Après une saison compliquée à Liverpool, Christian Benteke est à nouveau l’un des buteurs les plus craints et respectés de Premier League. Rencontre avec l’autre Big Ben de Londres.

Le 26 avril dernier, Tottenham l’emportait à Crystal Palace (0-1) grâce à un but de Christian Eriksen et enregistrait son huitième succès de rang en Premier League. Après avoir fait tomber Chelsea et Liverpool sur leurs bases, les Eagles sont, cette fois, restés muets. Une première durant un mois d’avril où Christian Benteke s’est envolé avec 5 buts au compteur.

Les prémices de ce retour au premier plan avaient eu lieu un mois plus tôt, à Sotchi, où  » The Beast  » avait inscrit un doublé et provoqué un penalty en 45 minutes lors du partage (3-3) de la Belgique face à la Russie. Le lendemain du match face aux Spurs, nous le retrouvons dans un bar plutôt cosy à quelques pas de son domicile de Wimbledon, quartier chic et tranquille du sud de la capitale.

Quand on regarde de plus près ton parcours, on a le sentiment que tu fonctionnes beaucoup à la confiance.

CHRISTIAN BENTEKE : Je crois que c’est un peu le cas de tout le monde. Et en tant qu’attaquant, on est dans une position injuste : t’as beau bien jouer, si tu rates une occasion, on va justifier cet échec par un manque de confiance. Mais parfois c’est simplement une histoire de réussite, de chance.
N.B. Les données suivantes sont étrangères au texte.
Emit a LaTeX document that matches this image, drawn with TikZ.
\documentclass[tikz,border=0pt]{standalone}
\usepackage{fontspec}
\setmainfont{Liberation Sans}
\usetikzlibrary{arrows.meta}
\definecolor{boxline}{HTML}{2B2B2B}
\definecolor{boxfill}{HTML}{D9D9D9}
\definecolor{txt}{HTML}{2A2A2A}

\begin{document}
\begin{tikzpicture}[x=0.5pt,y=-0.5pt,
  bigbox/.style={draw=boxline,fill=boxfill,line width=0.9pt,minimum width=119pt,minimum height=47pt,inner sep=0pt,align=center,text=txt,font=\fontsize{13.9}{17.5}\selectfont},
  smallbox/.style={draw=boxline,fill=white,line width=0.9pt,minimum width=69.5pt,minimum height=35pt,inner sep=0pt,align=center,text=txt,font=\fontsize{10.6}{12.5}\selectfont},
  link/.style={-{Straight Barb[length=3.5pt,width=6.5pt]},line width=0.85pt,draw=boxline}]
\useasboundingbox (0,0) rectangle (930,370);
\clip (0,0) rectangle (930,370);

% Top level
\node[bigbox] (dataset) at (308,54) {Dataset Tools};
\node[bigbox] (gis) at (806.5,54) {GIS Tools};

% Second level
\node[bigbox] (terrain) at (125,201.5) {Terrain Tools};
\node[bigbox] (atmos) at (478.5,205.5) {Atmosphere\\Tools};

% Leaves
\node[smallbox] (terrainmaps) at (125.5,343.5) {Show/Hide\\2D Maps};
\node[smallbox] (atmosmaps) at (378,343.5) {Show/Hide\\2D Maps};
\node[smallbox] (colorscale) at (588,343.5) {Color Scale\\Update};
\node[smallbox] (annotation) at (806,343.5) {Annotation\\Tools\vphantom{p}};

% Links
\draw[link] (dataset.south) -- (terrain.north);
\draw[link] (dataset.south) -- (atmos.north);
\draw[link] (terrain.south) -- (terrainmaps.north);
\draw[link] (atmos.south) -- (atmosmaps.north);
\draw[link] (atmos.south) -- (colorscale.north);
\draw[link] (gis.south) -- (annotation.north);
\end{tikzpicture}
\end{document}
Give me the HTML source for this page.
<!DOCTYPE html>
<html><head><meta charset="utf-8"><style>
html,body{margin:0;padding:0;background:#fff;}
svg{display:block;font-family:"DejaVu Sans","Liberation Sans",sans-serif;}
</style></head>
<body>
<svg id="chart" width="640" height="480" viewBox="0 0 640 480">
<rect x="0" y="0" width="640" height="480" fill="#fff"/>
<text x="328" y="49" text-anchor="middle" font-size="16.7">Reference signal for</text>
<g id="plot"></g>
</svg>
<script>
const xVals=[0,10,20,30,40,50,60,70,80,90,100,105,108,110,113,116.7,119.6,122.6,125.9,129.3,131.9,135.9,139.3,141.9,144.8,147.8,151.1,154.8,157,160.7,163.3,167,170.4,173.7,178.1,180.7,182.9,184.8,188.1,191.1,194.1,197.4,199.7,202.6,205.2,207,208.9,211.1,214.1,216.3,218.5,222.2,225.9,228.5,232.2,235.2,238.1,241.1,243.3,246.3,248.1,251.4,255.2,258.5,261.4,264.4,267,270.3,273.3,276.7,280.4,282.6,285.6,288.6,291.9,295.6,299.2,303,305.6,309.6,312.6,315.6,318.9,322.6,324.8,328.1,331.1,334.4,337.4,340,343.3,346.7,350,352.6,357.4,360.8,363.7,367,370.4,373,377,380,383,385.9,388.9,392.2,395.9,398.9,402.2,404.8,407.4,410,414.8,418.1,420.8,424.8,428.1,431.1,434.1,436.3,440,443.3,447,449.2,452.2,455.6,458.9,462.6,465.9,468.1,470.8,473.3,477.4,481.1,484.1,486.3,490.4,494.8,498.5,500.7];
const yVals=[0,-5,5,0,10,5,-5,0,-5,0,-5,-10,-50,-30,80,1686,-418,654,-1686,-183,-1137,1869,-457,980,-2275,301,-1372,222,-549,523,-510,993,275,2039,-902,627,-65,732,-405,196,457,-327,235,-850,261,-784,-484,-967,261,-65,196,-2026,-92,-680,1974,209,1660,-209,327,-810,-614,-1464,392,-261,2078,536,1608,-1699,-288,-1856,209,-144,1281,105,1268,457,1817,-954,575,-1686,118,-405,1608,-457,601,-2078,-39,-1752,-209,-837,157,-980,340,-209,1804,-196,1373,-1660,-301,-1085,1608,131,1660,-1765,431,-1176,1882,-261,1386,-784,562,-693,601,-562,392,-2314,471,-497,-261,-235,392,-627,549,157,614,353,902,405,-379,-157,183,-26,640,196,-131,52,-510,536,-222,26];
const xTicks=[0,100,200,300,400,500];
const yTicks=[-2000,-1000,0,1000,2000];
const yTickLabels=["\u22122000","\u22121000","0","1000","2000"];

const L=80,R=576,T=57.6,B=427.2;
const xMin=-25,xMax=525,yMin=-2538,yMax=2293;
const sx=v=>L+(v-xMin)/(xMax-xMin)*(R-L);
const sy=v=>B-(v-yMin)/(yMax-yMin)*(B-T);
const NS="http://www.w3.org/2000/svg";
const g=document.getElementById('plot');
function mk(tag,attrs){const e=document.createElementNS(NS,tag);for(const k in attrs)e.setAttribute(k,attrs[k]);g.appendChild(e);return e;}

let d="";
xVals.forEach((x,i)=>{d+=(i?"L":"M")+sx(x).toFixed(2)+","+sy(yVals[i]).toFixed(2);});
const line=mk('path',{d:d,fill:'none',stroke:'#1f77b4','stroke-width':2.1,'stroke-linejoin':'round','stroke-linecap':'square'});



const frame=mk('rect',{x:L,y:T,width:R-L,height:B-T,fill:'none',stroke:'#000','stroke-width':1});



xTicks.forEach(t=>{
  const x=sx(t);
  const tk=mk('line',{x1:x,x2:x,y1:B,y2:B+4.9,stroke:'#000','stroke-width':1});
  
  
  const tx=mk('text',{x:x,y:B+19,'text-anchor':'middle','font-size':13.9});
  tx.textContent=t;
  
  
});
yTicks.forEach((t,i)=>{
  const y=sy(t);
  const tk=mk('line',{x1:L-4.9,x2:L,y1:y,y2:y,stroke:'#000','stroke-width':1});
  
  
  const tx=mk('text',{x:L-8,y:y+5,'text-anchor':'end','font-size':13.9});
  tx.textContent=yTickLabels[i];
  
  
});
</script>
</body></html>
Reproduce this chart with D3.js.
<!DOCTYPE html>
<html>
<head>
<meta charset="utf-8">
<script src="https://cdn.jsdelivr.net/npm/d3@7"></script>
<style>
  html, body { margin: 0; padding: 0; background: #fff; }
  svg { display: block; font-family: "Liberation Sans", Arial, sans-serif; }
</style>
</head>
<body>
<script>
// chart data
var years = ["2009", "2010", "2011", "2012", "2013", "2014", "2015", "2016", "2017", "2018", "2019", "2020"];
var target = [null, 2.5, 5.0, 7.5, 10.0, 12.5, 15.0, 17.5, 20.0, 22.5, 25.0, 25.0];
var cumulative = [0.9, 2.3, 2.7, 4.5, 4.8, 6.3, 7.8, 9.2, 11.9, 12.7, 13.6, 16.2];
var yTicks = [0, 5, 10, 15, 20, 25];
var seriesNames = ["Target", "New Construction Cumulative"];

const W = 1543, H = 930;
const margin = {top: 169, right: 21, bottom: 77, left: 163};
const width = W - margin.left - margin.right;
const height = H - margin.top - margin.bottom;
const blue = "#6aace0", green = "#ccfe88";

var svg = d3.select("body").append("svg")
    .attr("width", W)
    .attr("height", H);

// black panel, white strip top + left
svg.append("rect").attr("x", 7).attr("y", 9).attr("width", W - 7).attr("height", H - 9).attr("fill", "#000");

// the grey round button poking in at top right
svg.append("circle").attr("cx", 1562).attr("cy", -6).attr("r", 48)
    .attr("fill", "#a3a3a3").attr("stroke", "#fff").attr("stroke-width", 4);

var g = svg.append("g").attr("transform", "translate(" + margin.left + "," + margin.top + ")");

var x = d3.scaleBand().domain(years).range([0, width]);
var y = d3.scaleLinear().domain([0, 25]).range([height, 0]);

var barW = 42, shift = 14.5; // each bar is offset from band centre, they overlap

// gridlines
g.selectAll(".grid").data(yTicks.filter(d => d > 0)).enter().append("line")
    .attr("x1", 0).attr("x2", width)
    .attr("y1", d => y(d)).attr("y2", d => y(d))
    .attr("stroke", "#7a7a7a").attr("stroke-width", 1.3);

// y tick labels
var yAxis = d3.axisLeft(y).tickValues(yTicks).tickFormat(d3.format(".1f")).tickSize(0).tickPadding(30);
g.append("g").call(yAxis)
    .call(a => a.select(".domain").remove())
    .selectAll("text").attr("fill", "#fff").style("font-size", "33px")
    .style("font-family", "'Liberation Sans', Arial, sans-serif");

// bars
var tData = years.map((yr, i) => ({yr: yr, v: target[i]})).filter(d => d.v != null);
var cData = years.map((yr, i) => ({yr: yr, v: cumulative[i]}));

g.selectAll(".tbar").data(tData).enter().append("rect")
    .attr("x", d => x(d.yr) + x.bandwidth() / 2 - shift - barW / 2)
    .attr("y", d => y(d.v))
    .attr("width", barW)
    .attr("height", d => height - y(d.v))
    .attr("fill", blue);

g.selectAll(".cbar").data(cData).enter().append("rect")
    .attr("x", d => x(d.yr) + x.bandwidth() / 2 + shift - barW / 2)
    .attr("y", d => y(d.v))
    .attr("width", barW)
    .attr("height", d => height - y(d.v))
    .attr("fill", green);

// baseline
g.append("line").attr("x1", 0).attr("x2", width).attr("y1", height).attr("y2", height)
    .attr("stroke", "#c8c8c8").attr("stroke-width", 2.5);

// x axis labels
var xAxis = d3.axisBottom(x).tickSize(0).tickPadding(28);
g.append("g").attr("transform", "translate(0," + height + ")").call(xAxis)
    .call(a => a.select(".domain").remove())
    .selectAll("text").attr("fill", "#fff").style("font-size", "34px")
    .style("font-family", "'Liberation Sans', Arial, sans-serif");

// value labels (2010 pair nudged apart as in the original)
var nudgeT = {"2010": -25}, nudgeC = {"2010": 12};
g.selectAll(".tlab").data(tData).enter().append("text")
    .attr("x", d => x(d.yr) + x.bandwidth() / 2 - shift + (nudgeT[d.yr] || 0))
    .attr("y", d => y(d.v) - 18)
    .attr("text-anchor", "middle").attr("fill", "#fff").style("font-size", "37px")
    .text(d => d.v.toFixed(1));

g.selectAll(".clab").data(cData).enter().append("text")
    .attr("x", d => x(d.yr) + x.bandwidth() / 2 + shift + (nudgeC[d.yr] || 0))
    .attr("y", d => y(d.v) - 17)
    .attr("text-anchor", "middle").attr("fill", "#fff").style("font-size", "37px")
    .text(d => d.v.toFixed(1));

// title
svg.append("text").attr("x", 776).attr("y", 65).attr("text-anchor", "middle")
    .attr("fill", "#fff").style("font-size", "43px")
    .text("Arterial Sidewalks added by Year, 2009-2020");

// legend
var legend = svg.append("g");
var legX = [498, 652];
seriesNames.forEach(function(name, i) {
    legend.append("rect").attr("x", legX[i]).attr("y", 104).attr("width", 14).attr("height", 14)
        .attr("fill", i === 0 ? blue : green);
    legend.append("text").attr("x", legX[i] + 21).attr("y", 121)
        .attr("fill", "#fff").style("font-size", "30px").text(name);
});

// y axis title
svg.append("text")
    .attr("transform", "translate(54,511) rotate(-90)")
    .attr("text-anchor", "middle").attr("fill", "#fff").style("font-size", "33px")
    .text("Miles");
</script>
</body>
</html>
Comment expliques-tu ces périodes où rien ne rentre ?

BENTEKE : C’est compliqué à expliquer. Il t’arrive de faire le bon mouvement au bon moment mais au dernier instant, le défenseur dévie ta frappe ou le gardien s’interpose. Et quand tout te réussit, tu profites de pas mal d’erreurs. Mais pour moi, le plus important reste le fait d’être impliqué. Contre Chelsea, Liverpool, je sentais que je jouais juste. Par contre, si je suis obnubilé par le fait de marquer, mon match risque d’être pourri. Contre la Russie ou Chelsea, mon seul objectif était de bien jouer. Le reste…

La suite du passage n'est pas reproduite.